The key to being “good” is being terrible first
By NADIA IWACH — nmiwach@ucdavis.edu
My first run left me unconvinced that evolution was complete — when my feet first hit the pavement, I swore the pavement hit me back. Barrelling down Russell Boulevard, I lasted about eight minutes before I saved face with a fake phone call and sulked back to my dorm. Kicking off my shoes, I lay on the floor, starry-eyed, mouth breathing and wondering if I was a counterargument for survival of the fittest.
No amount of humility or self-deprecating humor could distort the fact that I was bad at running. Objectively. Visibly. My limbs looked like they wanted to do anything but play lateral cat and mouse, and the Celsius swirling in my stomach only intensified the growing anxiety that I was undoubtedly bad at something.
I had been humbled by calculus and cold-calling alike, but struggling with such a primitively human task felt like a deeper kind of failure. Fighting the urge to quit entirely, I kept running. One mile, then two miles, then back to one for a couple of weeks. But I kept running.
As the months trudged on, I fell in love with the rhythm of running and the formulaic improvement it offered: if I run “x” miles at “y” pace “z” times each week, I’ll improve. Amid the noise of my early college days, the routine and predictability became an anchor.

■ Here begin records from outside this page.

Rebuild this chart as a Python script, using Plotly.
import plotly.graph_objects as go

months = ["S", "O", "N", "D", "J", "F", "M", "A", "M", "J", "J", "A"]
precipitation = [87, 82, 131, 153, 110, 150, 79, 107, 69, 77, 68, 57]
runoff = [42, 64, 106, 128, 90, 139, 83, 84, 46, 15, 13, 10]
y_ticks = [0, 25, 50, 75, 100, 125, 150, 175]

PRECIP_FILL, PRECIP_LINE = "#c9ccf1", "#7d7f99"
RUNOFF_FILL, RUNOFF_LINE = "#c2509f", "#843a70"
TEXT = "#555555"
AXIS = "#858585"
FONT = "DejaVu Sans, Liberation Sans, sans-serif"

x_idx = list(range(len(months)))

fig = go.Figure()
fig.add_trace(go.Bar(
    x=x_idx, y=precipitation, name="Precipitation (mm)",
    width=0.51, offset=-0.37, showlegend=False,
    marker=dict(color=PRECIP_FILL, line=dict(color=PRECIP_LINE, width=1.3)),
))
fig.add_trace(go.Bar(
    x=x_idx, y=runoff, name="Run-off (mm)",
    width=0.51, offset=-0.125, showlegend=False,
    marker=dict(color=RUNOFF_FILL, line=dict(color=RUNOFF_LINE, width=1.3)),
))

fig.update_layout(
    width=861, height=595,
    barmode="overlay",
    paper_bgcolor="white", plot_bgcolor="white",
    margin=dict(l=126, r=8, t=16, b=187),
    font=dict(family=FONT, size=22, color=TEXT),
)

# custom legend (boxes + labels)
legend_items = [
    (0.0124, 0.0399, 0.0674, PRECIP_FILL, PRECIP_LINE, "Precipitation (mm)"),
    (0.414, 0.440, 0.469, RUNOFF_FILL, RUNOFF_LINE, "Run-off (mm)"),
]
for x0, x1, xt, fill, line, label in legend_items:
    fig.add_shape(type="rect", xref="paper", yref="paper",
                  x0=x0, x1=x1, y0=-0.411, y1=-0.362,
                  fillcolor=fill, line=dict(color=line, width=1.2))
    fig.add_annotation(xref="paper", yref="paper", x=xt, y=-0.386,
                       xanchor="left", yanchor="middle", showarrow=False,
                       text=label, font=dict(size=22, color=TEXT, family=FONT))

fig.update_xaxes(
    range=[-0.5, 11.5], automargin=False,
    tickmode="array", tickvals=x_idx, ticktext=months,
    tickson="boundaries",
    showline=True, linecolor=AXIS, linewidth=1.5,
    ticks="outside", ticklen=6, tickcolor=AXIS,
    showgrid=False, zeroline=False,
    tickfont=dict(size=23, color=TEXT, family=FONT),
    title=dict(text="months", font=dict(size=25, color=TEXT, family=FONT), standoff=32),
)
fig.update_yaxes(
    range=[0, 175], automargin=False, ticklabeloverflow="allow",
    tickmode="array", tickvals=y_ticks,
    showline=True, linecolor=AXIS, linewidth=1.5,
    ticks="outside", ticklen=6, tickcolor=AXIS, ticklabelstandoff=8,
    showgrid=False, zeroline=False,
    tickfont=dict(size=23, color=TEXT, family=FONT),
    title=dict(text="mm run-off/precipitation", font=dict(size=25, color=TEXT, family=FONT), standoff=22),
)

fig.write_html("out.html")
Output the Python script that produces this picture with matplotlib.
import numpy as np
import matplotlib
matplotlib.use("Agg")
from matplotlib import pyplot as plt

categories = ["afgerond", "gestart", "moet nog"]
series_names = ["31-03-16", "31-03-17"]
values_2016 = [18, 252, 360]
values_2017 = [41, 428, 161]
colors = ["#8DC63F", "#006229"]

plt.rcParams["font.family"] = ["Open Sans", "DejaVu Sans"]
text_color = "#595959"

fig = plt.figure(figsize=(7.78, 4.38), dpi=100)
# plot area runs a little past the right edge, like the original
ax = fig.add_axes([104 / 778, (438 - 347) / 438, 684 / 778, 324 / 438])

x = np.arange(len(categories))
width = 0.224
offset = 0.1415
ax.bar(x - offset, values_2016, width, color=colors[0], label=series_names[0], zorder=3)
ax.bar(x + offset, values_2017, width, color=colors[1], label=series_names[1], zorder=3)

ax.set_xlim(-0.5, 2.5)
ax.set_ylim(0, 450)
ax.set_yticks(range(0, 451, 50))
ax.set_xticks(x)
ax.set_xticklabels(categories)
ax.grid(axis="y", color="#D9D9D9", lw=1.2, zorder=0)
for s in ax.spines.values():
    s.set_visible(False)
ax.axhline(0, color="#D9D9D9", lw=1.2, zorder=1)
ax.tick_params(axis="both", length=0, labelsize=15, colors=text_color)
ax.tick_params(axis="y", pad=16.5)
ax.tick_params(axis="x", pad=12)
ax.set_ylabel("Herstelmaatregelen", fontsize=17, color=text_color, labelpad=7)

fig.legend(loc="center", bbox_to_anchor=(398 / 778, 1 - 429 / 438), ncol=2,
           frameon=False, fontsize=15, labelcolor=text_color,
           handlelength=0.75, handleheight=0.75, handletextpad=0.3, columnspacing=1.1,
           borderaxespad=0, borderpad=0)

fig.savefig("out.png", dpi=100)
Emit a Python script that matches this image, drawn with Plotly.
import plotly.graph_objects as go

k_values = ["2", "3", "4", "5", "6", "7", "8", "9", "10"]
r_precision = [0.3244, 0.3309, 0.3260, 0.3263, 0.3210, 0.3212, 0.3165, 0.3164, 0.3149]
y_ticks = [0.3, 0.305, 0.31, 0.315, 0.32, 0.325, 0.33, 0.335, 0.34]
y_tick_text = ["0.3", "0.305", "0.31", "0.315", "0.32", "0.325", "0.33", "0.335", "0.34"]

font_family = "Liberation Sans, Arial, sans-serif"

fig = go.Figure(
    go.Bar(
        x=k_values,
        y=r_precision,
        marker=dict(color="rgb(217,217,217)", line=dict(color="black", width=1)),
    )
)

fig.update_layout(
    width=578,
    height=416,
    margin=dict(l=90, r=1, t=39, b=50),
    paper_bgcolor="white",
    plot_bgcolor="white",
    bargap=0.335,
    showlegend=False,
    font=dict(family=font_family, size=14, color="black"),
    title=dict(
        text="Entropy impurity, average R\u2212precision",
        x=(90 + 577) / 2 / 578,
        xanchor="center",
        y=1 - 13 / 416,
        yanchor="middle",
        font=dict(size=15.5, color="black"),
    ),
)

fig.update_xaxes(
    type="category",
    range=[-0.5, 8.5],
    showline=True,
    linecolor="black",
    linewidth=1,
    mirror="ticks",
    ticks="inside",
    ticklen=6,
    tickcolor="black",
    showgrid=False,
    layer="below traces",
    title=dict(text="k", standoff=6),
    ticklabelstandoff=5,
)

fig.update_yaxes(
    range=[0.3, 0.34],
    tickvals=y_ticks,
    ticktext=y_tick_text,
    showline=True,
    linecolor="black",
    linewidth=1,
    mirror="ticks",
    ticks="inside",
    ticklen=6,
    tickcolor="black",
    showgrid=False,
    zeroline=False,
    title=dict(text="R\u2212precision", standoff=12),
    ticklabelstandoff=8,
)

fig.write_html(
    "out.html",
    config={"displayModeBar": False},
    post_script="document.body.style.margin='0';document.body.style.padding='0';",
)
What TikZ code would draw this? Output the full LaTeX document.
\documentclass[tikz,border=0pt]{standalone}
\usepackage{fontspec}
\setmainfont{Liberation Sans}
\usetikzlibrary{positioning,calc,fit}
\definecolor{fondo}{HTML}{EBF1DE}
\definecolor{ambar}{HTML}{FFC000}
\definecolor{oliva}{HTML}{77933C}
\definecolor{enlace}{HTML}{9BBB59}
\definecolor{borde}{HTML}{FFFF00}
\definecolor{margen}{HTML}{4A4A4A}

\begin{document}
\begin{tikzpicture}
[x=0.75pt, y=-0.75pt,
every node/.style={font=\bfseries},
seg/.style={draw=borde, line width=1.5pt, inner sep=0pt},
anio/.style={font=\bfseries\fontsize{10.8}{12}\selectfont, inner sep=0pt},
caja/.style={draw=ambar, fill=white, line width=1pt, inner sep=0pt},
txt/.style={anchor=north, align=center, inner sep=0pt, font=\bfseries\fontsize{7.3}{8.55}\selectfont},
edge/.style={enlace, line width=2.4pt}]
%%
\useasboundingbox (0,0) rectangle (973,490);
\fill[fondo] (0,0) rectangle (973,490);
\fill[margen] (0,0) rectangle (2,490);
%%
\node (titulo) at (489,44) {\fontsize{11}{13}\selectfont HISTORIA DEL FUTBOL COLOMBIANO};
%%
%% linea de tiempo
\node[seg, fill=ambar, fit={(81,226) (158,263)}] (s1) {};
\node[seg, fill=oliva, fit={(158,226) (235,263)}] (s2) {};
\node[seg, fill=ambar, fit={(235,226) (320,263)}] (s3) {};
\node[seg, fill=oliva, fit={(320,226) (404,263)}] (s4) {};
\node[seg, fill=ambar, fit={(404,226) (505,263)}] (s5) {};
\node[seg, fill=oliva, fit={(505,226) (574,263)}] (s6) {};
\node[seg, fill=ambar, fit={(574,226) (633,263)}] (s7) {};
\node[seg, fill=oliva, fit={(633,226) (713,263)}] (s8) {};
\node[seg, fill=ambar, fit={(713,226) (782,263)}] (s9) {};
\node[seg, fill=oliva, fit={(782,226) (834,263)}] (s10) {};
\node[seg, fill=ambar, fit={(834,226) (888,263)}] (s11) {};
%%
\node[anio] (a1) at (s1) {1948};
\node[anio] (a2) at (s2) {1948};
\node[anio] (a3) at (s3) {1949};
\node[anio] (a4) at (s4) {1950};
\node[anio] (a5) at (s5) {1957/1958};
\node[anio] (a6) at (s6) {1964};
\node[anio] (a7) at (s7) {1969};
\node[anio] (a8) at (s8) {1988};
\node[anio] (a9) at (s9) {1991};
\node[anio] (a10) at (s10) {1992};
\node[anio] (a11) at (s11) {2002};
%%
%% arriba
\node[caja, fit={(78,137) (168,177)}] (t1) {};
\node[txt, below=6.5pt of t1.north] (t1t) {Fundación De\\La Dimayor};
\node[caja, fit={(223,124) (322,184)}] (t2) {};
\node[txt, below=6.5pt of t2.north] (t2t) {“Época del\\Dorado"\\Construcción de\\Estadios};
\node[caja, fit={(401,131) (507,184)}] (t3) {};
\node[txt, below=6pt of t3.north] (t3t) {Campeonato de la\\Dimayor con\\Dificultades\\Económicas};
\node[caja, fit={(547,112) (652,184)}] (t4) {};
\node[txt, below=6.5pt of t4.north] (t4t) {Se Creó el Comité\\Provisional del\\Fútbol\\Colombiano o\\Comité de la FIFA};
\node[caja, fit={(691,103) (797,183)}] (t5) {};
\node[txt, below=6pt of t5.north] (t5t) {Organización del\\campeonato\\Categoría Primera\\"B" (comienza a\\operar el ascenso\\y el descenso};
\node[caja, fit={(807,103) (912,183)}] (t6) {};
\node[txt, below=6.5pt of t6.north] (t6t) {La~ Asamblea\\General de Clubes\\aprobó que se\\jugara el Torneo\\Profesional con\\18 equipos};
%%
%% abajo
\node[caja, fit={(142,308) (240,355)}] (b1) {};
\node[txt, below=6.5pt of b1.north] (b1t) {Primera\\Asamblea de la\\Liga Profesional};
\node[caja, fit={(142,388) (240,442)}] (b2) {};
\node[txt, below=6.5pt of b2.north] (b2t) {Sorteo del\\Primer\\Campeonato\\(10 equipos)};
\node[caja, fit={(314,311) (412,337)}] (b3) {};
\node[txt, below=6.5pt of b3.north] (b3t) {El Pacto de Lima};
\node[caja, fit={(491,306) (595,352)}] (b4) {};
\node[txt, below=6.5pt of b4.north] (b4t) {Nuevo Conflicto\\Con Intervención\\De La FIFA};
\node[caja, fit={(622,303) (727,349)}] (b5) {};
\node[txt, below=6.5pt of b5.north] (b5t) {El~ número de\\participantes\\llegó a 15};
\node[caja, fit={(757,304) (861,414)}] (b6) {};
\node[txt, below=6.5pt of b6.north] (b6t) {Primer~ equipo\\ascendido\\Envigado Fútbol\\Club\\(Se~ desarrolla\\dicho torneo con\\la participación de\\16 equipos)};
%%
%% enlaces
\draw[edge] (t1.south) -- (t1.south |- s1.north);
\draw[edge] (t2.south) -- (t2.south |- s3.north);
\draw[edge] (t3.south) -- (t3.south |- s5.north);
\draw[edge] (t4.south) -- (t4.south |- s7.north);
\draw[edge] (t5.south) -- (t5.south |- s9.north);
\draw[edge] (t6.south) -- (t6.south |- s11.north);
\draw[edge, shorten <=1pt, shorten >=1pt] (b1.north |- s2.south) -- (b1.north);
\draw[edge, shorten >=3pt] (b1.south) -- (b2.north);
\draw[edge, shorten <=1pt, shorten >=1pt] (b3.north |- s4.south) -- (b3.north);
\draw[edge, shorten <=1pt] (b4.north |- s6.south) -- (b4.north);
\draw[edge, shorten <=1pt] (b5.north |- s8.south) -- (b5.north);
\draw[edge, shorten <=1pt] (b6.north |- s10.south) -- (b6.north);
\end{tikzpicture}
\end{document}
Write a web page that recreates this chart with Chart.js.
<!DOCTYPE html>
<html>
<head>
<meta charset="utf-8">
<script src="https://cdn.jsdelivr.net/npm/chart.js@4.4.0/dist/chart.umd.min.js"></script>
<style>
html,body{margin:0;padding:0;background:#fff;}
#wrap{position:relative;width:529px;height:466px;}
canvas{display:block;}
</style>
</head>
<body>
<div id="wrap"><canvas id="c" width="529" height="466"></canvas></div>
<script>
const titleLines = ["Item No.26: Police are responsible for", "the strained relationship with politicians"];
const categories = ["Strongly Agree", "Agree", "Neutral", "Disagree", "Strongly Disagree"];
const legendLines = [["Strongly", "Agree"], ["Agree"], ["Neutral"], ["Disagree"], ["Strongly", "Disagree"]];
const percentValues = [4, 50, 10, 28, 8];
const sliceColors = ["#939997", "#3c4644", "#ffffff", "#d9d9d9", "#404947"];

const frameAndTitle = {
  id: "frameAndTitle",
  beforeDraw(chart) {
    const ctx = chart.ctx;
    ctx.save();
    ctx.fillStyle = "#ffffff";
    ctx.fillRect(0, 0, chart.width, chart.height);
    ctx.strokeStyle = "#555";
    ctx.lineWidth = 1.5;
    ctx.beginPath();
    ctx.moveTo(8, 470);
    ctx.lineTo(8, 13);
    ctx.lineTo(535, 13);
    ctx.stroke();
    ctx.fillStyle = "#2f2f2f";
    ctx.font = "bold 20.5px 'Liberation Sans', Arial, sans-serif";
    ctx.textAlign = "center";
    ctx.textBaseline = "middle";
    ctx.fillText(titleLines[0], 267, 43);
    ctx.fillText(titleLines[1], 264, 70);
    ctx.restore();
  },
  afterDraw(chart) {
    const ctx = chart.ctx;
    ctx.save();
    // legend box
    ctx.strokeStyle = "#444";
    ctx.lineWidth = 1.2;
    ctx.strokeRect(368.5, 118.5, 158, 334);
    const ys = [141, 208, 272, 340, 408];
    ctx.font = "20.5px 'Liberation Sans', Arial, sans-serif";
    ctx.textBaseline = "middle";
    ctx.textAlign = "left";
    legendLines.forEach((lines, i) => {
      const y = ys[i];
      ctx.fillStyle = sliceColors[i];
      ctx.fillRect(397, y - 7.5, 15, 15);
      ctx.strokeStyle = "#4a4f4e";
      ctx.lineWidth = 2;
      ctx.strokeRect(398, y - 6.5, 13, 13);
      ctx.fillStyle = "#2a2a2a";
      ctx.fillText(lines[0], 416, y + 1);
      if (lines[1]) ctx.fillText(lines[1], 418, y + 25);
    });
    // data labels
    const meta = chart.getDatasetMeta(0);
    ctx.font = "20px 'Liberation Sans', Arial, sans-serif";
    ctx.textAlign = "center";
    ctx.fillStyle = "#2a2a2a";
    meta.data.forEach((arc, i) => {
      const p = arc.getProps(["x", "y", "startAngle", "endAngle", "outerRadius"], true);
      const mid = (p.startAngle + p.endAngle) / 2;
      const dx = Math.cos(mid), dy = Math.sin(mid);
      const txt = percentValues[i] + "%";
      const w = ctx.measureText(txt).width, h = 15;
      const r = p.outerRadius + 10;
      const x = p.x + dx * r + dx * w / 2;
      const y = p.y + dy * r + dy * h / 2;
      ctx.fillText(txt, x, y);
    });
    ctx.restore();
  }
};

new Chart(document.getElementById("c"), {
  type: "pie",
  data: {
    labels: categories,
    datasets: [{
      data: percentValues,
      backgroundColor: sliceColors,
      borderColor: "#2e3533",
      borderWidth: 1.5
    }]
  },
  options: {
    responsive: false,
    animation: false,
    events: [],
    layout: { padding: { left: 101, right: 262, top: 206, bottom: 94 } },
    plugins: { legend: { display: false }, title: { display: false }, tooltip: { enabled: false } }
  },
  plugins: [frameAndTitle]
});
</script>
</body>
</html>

Before running, I had considered myself categorically hopeless at anything with a ball and goal, and for good reason. One soccer season, the only point I scored was for the other team. Running, however, allowed me to redefine an immovable piece of my identity with a tangible metric of improvement. Redefining myself as a “runner” granted agency over what I was truly capable of — I was good! Life was great!
In line with many untethered, unemployed individuals, I then decided to register for a half marathon, which landed me in a physical therapy office four weeks out from the race.
“Just a few days off,” I told myself, deeply in denial. One missed run turned into two, and the race day passed me by like a pacer I couldn’t catch. I had flown too close to the sun and my swift descent reintroduced me to the fact that I was still fundamentally “bad” at running: genetically averse and biomechanically unblessed.
Fast-forward to now, I’m 15 weeks out from the San Francisco Marathon. This time, all 26.2 miles. A feat that even now feels kind of impossible, a little pretentious and eye-rollingly ambitious.
At first glance, the leap seems to fall into the trite hero’s journey, which many runners and LinkedIn warriors alike tend to inject into their obstacles. Under pressure to reframe setbacks as stepping stones, failure can only be absolved by appropriating it as part of the inevitable ascent to success. In this narrative, unoptimized failure is a black mark, only second to mediocrity.
My experience was void of that and found its resolution in rejecting that oasis of success and self-realization entirely.
In this lies the greater thesis: Growing comfortable with stagnance and the possibility of permanent inability, I was freed from the pressure to constantly improve. Exceptionality was no longer the price of entry for effort; If I was destined to fail, it was worth failing miserably and beautifully. If there’s a binary of those who “can” do something and those who “can’t,” the only way out is through.
With what feels like the end of the world closing in, it’s easy to feel like there’s no time to be anything but perfect. Compulsive perfectionism feels ingrained, with people sometimes boasting about how little they slept or how many units they’re taking. Growing up in the microcosm of Bay Area high schools, I’m all too familiar with the macabre underbelly of this mindset and the allure of achievement for achievement’s sake.
But running, something I remain objectively and artistically bad at, taught me to pursue something without success as a prerequisite. With this, I received a gift more valuable than a title or a medal: the ability to be terrible — and doing it anyway.